Iran deposits were adding to our current account deposits. That were substantial deposits. We will have to replace this amount with current account deposits. We have given targets to each branch to open at least five current accounts a month, and increase current account deposits by Rs 2 crore in a year. We have more than 3,000 branches, so we will have Rs 6,000 crore coming immediately. In metro and urban areas, where we have corporate clients, we will give higher targets.

What is your roadmap to come out of prompt corrective action?

On two major parameters, CAR and NPA, we are close to the target. Our capital adequacy is 10.70 per cent, against a requirement of 10.84 per cent. Our net NPA current is 9.72 per cent. To bring this to six per cent, we have given targets to all zones to recover Rs 2,000 crore each quarter at any cost. This does not include recovery from NCLT accounts. In the first and second list, we have Rs 6,000 crore exposure, and are hoping to get at least Rs 1,500 crore in the first or second quarter.

What are the other recovery measures you are taking?

Recovery is our key focus areas. For all loan accounts less than Rs 25 lakh, and on which we have an exposure of about Rs 5,000 crore, we have told branches that each and every borrower has to be visited. So even if at least 50 per cent is recovered, that will be a substantial amount.

We made recoveries of Rs 1,261 crore in the last quarter. Of this, around Rs 600 crore was recovered in the last fortnight of March. Further, top 100 NPA account will be monitored by the MD & CEO and EDs personally. We have also taken list of 20 NPA accounts where recovery is possible from each zones for daily monitoring.

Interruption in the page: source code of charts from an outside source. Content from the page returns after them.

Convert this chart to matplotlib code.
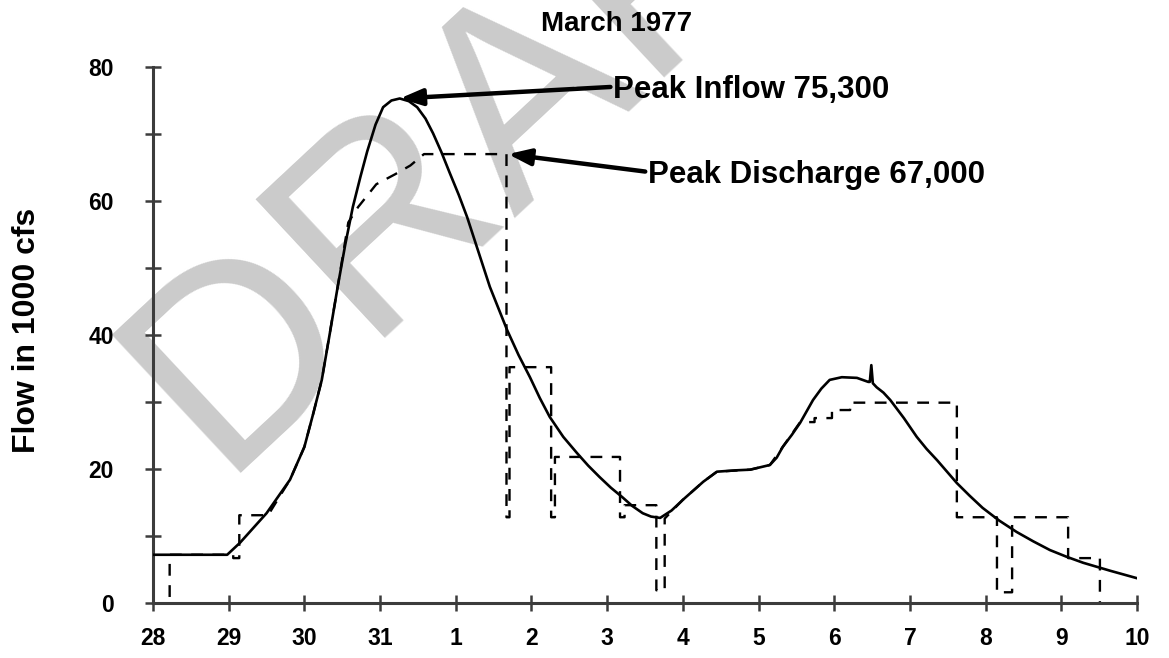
import matplotlib
matplotlib.use("Agg")
import matplotlib.pyplot as plt

plt.rcParams['font.family'] = ['Liberation Sans', 'DejaVu Sans']

# Day labels (March 28 .. April 10), positioned at day index 0..13
day_labels = ['28', '29', '30', '31', '1', '2', '3', '4', '5', '6', '7', '8', '9', '10']

# Inflow hydrograph (day index, 1000 cfs)
inflow_day = [0.00, 0.98, 1.15, 1.50, 1.81, 2.00, 2.12, 2.23, 2.34, 2.44, 2.54, 2.64,
              2.74, 2.83, 2.94, 3.04, 3.15, 3.26, 3.38, 3.49, 3.60, 3.70, 3.81, 3.92,
              4.04, 4.15, 4.30, 4.45, 4.57, 4.68, 4.83, 4.98, 5.11, 5.24, 5.42, 5.60,
              5.75, 5.90, 6.05, 6.20, 6.33, 6.47, 6.58, 6.70, 6.85, 7.00, 7.14, 7.27,
              7.45, 7.70, 7.89, 8.15, 8.24, 8.32, 8.44, 8.55, 8.64, 8.72, 8.83, 8.94,
              9.10, 9.30, 9.45, 9.47, 9.49, 9.51, 9.56, 9.65, 9.74, 9.92, 10.09, 10.22,
              10.36, 10.49, 10.62, 10.79, 10.96, 11.18, 11.41, 11.63, 11.85, 12.07,
              12.29, 12.65, 13.00]
inflow_q = [7.2, 7.2, 9.0, 13.4, 18.4, 23.3, 28.4, 33.3, 40.5, 47.2, 53.5, 59.1,
            63.6, 67.4, 71.4, 74.0, 75.0, 75.3, 74.9, 74.0, 72.3, 70.1, 67.3, 64.2,
            60.9, 57.6, 52.4, 47.2, 43.8, 40.7, 37.0, 33.7, 30.6, 27.8, 24.8, 22.4,
            20.5, 18.8, 17.2, 15.8, 14.5, 13.4, 12.9, 12.7, 13.8, 15.4, 16.8, 18.1,
            19.6, 19.8, 19.9, 20.6, 21.7, 23.3, 25.1, 26.9, 28.7, 30.3, 32.0, 33.3,
            33.7, 33.6, 33.0, 33.0, 35.5, 32.8, 32.2, 31.4, 30.3, 27.6, 24.8, 23.0,
            21.3, 19.6, 17.9, 16.0, 14.2, 12.3, 10.6, 9.2, 7.9, 6.9,
            6.0, 4.8, 3.7]

# Reservoir discharge (day index, 1000 cfs)
outflow_day = [0.22, 0.22, 1.06, 1.06, 1.14, 1.14, 1.52, 1.81, 2.00, 2.12, 2.23, 2.44,
               2.58, 2.71, 2.95, 3.20, 3.40, 3.58, 4.67, 4.67, 4.71, 4.71, 5.26, 5.26,
               5.31, 5.31, 6.17, 6.17, 6.23, 6.23, 6.65, 6.65, 6.76, 6.76, 7.00, 7.27,
               7.45, 7.89, 8.15, 8.32, 8.55, 8.74, 8.74, 8.97, 8.97, 9.21, 9.21, 10.62,
               10.62, 11.15, 11.15, 11.35, 11.35, 12.09, 12.09, 12.51, 12.51]
outflow_q = [0.9, 7.2, 7.2, 6.7, 6.7, 13.1, 13.1, 18.4, 23.3, 28.4, 33.3, 47.2,
             56.8, 59.1, 62.5, 64.0, 65.3, 67.0, 67.0, 12.8, 12.8, 35.2, 35.2, 12.8,
             12.8, 21.8, 21.8, 12.8, 12.8, 14.6, 14.6, 1.9, 1.9, 12.6, 15.4, 18.1,
             19.6, 19.9, 20.6, 23.3, 27.0, 27.0, 27.6, 27.6, 28.8, 28.8, 29.9, 29.9,
             12.8, 12.8, 1.6, 1.6, 12.8, 12.8, 6.7, 6.7, 0.0]

peak_inflow = 75.3
peak_inflow_day = 3.26
peak_discharge = 67.0
peak_discharge_day = 4.67

W, H = 1169, 658
fig = plt.figure(figsize=(W / 100, H / 100), dpi=100)
ax = fig.add_axes([153 / W, 1 - 603 / H, (1137 - 153) / W, (603 - 67) / H])
ax.patch.set_visible(False)

# Watermark behind the plot
fig.text(218 / W, 1 - 473 / H, 'DRAFT', fontsize=198, color='#cbcbcb',
         rotation=43, rotation_mode='anchor', ha='left', va='baseline',
         family='Liberation Sans', zorder=-5)

ax.plot(outflow_day, outflow_q, color='black', lw=1.7, ls=(0, (5, 4)), zorder=2)
ax.plot(inflow_day, inflow_q, color='black', lw=1.9, zorder=3,
        solid_joinstyle='round')

ax.set_xlim(0, 13)
ax.set_ylim(0, 80)
for s in ['top', 'right']:
    ax.spines[s].set_visible(False)
for s in ['left', 'bottom']:
    ax.spines[s].set_color('#3c3c3c')
    ax.spines[s].set_linewidth(2.2)

ax.set_xticks(range(len(day_labels)))
ax.set_xticklabels(day_labels)
ax.set_yticks(range(0, 81, 10))
ax.set_yticklabels([str(v) if v % 20 == 0 else '' for v in range(0, 81, 10)])
ax.tick_params(axis='both', direction='inout', length=12, width=1.8, color='#3c3c3c',
               labelsize=16.5)
ax.tick_params(axis='x', pad=11)
ax.tick_params(axis='y', pad=22)
for lab in ax.get_xticklabels() + ax.get_yticklabels():
    lab.set_fontweight('bold')

fig.text(617 / W, 1 - 24 / H, 'March 1977', ha='center', va='center',
         fontsize=20, fontweight='bold')
fig.text(27 / W, 1 - 330 / H, 'Flow in 1000 cfs', ha='center', va='center',
         rotation=90, fontsize=23, fontweight='bold')

arrow = dict(arrowstyle='-|>,head_length=0.6,head_width=0.22', lw=3.2, color='black',
             shrinkA=0, shrinkB=0, relpos=(0, 0.6))
ax.annotate('Peak Inflow 75,300', xy=(peak_inflow_day, peak_inflow),
            xytext=(6.08, 75.4), ha='left', va='baseline', fontsize=22.5,
            fontweight='bold', arrowprops=arrow, zorder=4)
ax.annotate('Peak Discharge 67,000', xy=(peak_discharge_day + 0.02, peak_discharge),
            xytext=(6.54, 62.7), ha='left', va='baseline', fontsize=22.5,
            fontweight='bold', arrowprops=arrow, zorder=4)

fig.savefig('out.png', dpi=100)
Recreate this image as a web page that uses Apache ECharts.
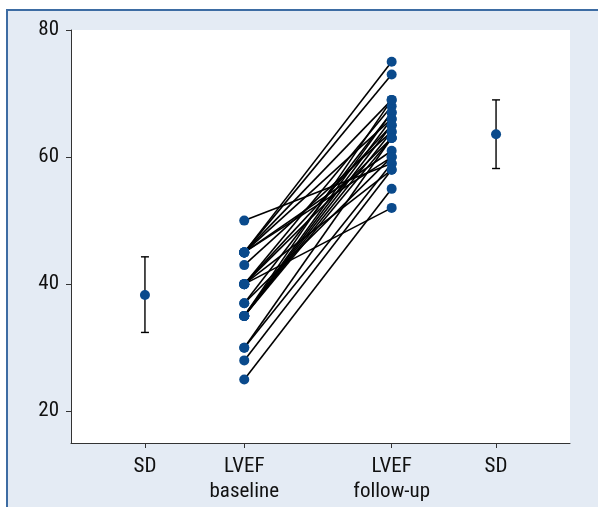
<!DOCTYPE html>
<html>
<head>
<meta charset="utf-8">
<script src="https://cdn.jsdelivr.net/npm/echarts@6/dist/echarts.min.js"></script>
<style>
html,body{margin:0;padding:0;background:#fff;width:598px;height:507px;overflow:hidden;}
#bg{position:absolute;left:6px;top:9px;width:620px;height:520px;background:#e4ebf4;border-left:2px solid #3d6ca3;border-top:2px solid #3d6ca3;}
#chart{position:absolute;left:0;top:0;width:598px;height:507px;}
</style>
</head>
<body>
<div id="bg"></div>
<div id="chart"></div>
<script>
// Category labels and their positions on the x axis
const xLabels = ['SD', 'LVEF\nbaseline', 'LVEF\nfollow-up', 'SD'];
const xPos = [0.741, 1.736, 3.213, 4.259];
const yTicks = [20, 40, 60, 80];

// Paired patient values (baseline -> follow-up)
const baseline = [50,45,45,45,45,45,45,43,40,40,40,40,40,37,37,35,35,35,35,35,35,30,30,28,25];
const followup = [59,75,73,69,66,61,60,64,68,65,63,58,52,67,60,69,67,66,65,64,63,63,59,58,55];

// Mean ± SD summaries
const sdMean = [38.3, 63.6];
const sdLow  = [32.4, 58.2];
const sdHigh = [44.3, 69.0];

const dotColor = '#0a4a8c';
const font = '"Roboto Condensed", "Liberation Sans Narrow", "Arial Narrow", "DejaVu Sans Condensed", Roboto, sans-serif';

const series = [];
baseline.forEach((b, i) => {
  series.push({
    type: 'line',
    data: [[xPos[1], b], [xPos[2], followup[i]]],
    symbol: 'none',
    lineStyle: { color: '#000', width: 1.6 },
    silent: true, z: 2, animation: false
  });
});
series.push({
  type: 'scatter',
  data: baseline.map(b => [xPos[1], b]).concat(followup.map(f => [xPos[2], f])),
  symbolSize: 10,
  itemStyle: { color: dotColor, opacity: 1 },
  z: 5, animation: false
});
series.push({
  type: 'custom',
  data: [[xPos[0], sdLow[0], sdHigh[0]], [xPos[3], sdLow[1], sdHigh[1]]],
  renderItem: function (params, api) {
    const x = api.value(0);
    const p1 = api.coord([x, api.value(1)]);
    const p2 = api.coord([x, api.value(2)]);
    const w = 4;
    const st = { stroke: '#000', lineWidth: 1.4 };
    return {
      type: 'group',
      children: [
        { type: 'line', shape: { x1: p1[0], y1: p1[1], x2: p2[0], y2: p2[1] }, style: st },
        { type: 'line', shape: { x1: p1[0]-w, y1: p1[1], x2: p1[0]+w, y2: p1[1] }, style: st },
        { type: 'line', shape: { x1: p2[0]-w, y1: p2[1], x2: p2[0]+w, y2: p2[1] }, style: st }
      ]
    };
  },
  z: 3, animation: false
});
series.push({
  type: 'scatter',
  data: [[xPos[0], sdMean[0]], [xPos[3], sdMean[1]]],
  symbolSize: 10,
  itemStyle: { color: dotColor, opacity: 1 },
  z: 5, animation: false
});

const chart = echarts.init(document.getElementById('chart'), null, { renderer: 'canvas' });
chart.setOption({
  animation: false,
  grid: { left: 71, right: 28, top: 30, bottom: 64, show: true, backgroundColor: '#fff', borderWidth: 0 },
  xAxis: {
    type: 'value', min: 0, max: 5,
    axisLine: { show: true, lineStyle: { color: '#333', width: 1 } },
    axisTick: { show: true, length: 5, lineStyle: { color: '#333' }, customValues: xPos },
    axisLabel: {
      customValues: xPos, margin: 11, color: '#111', fontFamily: font, fontSize: 21, lineHeight: 25,
      formatter: function (v) {
        let best = 0;
        xPos.forEach((p, i) => { if (Math.abs(p - v) < Math.abs(xPos[best] - v)) best = i; });
        return xLabels[best];
      }
    },
    splitLine: { show: false }
  },
  yAxis: {
    type: 'value', min: 15, max: 80,
    axisLine: { show: true, lineStyle: { color: '#333', width: 1 } },
    axisTick: { show: true, length: 5, lineStyle: { color: '#333' }, customValues: yTicks },
    axisLabel: { customValues: yTicks, margin: 12, color: '#111', fontFamily: font, fontSize: 21 },
    splitLine: { show: false }
  },
  series: series
});
</script>
</body>
</html>
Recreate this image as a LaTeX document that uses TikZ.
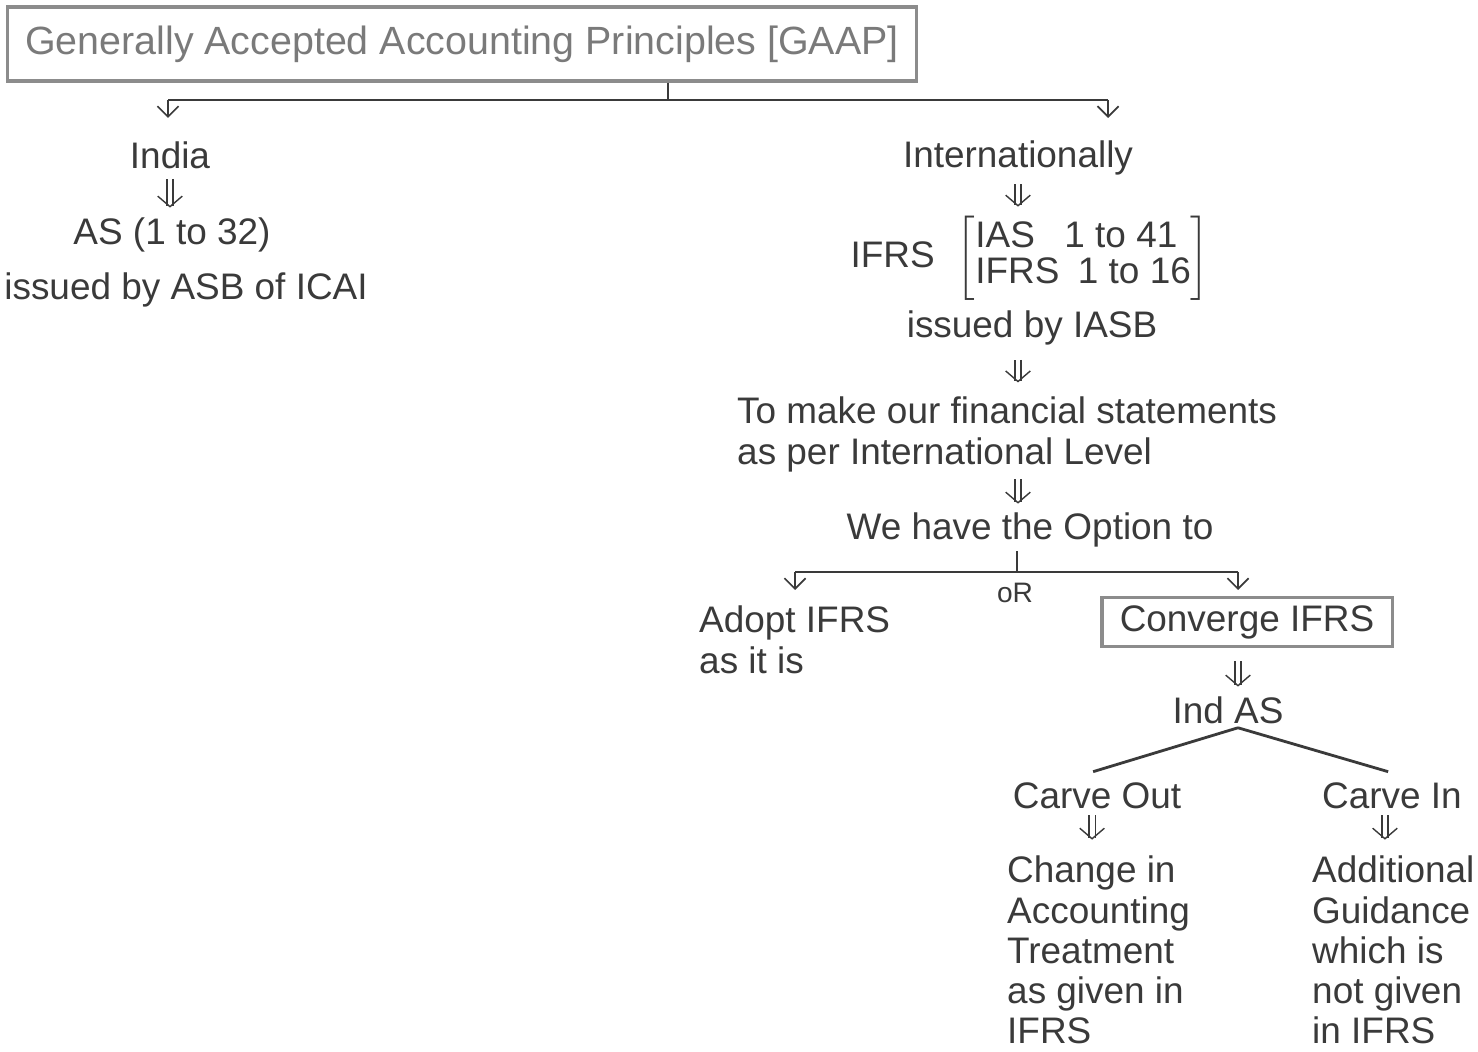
\documentclass[tikz,border=0pt]{standalone}
\usepackage{fontspec}
\setmainfont{Liberation Sans}
\usetikzlibrary{arrows.meta, positioning}
\definecolor{ink}{HTML}{3A3A3A}
\definecolor{faint}{HTML}{7A7A7A}
\definecolor{rim}{HTML}{8C8C8C}

\begin{document}
\begin{tikzpicture}[x=0.01cm, y=-0.01cm,
		txt/.style={text=ink, font=\fontsize{10.5}{11.4}\selectfont, inner sep=1pt},
		para/.style={txt, align=left, anchor=north west},
		frame/.style={draw=rim, line width=0.9pt},
		link/.style={draw=ink, line width=0.8pt},
		drop/.style={draw=ink, line width=0.5pt, -{Straight Barb[length=3pt, width=6pt]}},
		dbl/.style={draw=ink, double, double distance=1.4pt, line width=0.4pt, -{Straight Barb[length=3pt, width=7pt]}}
	]
	\useasboundingbox (0,0) rectangle (1478,1052);

	% Top box and the first split
	\node[frame, txt, text=faint, font=\fontsize{11.2}{12}\selectfont, minimum width=9.08cm, minimum height=0.74cm] (gaap) at (462,44) {Generally Accepted Accounting Principles [GAAP]};
	\coordinate (hub) at (668,100);
	\coordinate (leftdrop) at (168,118);
	\coordinate (rightdrop) at (1108,118);
	\draw[link] (gaap.south -| hub) -- (hub);
	\draw[link] (hub -| leftdrop) -- (hub -| rightdrop);
	\draw[drop] (hub -| leftdrop) -- (leftdrop);
	\draw[drop] (hub -| rightdrop) -- (rightdrop);

	% India side
	\node[txt] (india) at (170,155) {India};
	\node[txt] (as) at (172,235) {AS (1 to 32)};
	\node[txt] (asb) at (186,290) {issued by ASB of ICAI};
	\draw[dbl, shorten <=1.7pt, shorten >=1.7pt] (india.south) -- (india.south |- as.north);

	% International side
	\node[txt] (intl) at (1018,158) {Internationally};
	\node[txt] (ifrs) at (1030,258) {IFRS\hspace{0.6em}$\left[\renewcommand\arraystretch{0.87}\begin{tabular}{@{}l@{}}IAS\hspace{0.8em}1 to 41\\IFRS\hspace{0.5em}1 to 16\end{tabular}\right]$};
	\node[txt] (iasb) at (1032,328) {issued by IASB};
	\node[para] (tomake) at (733,393) {To make our financial statements\\as per International Level};
	\node[txt] (option) at (1030,530) {We have the Option to};
	\draw[dbl, shorten <=1.4pt, shorten >=1.4pt] (intl.south) -- (intl.south |- ifrs.north);
	\draw[dbl, shorten <=3pt, shorten >=3pt] (iasb.south -| intl) -- (tomake.north -| intl);
	\draw[dbl, shorten <=1pt, shorten >=1.4pt] (tomake.south -| intl) -- (option.north -| intl);

	% The option split
	\coordinate (fork) at (1017,572);
	\coordinate (adoptdrop) at (795,590);
	\coordinate (convdrop) at (1238,590);
	\draw[link] (option.south -| fork) -- (fork);
	\draw[link] (fork -| adoptdrop) -- (fork -| convdrop);
	\draw[drop] (fork -| adoptdrop) -- (adoptdrop);
	\draw[drop] (fork -| convdrop) -- (convdrop);
	\node[txt, font=\fontsize{8}{10}\selectfont] (or) at (1015,593) {oR};
	\node[para] (adopt) at (695,602) {Adopt IFRS\\as it is};
	\node[frame, txt, minimum width=2.9cm, minimum height=0.49cm] (converge) at (1247,622) {Converge IFRS};

	% Ind AS and the carve split
	\node[txt] (indas) at (1228,710) {Ind AS};
	\draw[dbl, shorten <=3.8pt, shorten >=1.6pt] (converge.south -| convdrop) -- (indas.north -| convdrop);
	\node[txt] (carveout) at (1097,796) {Carve Out};
	\node[txt] (carvein) at (1392,796) {Carve In};
	\draw[link] (indas.south -| convdrop) -- ([shift={(-1.1pt,2pt)}]carveout.north);
	\draw[link] (indas.south -| convdrop) -- ([shift={(-1.1pt,2pt)}]carvein.north);
	\node[para] (change) at (1003,852) {Change in\\Accounting\\Treatment\\as given in\\IFRS};
	\node[para] (extra) at (1308,852) {Additional\\Guidance\\which is\\not given\\in IFRS};
	\draw[dbl, shorten <=0.6pt, shorten >=3.5pt] ([xshift=-1.4pt]carveout.south) -- ([xshift=-1.4pt]carveout.south |- change.north);
	\draw[dbl, shorten <=0.6pt, shorten >=3.5pt] ([xshift=-2pt]carvein.south) -- ([xshift=-2pt]carvein.south |- extra.north);

\end{tikzpicture}
\end{document}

What are your plans to reduce operational costs?

We have rationalised 15 branches till last year. We have 100-plus loss making branches whose efficiency we are trying to improve. We will try to rationalise if they don’t improve. It is very difficult to close branches in rural and unbanked areas, so we will see which urban and semi-urban branches we can shut down.

Do you see credit demand picking up ?

First of all, we are very cautious with corporate loans. We are not extending loans to even PSUs with anything less than a triple-A or double-A rating. Our focus is on retail, MSME, agriculture sectors.

What is your view on the consolidation in the banking sector?

Organic growth is good, but consolidation should be done keeping mind IT, geography and culture. If all this matches, it is good. However, UCO Bank does not want to lose its identity; we are working hard towards it.

How do you plan to reduce government stake in the bank?

We need to reduce government stake to 75 per cent by August 2020. We have various options, including QIP, ESPS (Employee Stock Purchase Scheme), among others.  

What is your opinion on success of IBC? 

NCLT has changed the mind of the borrower. Earlier promoters used to think that their companies would never go out of their hands. Now the default rate is also less.

 Are you taking fresh exposures in the NBFC sector?

We have taken a decision (that) in whichever NBFC, there is group support, we will lend. For standalone NBFCs, there is an issue.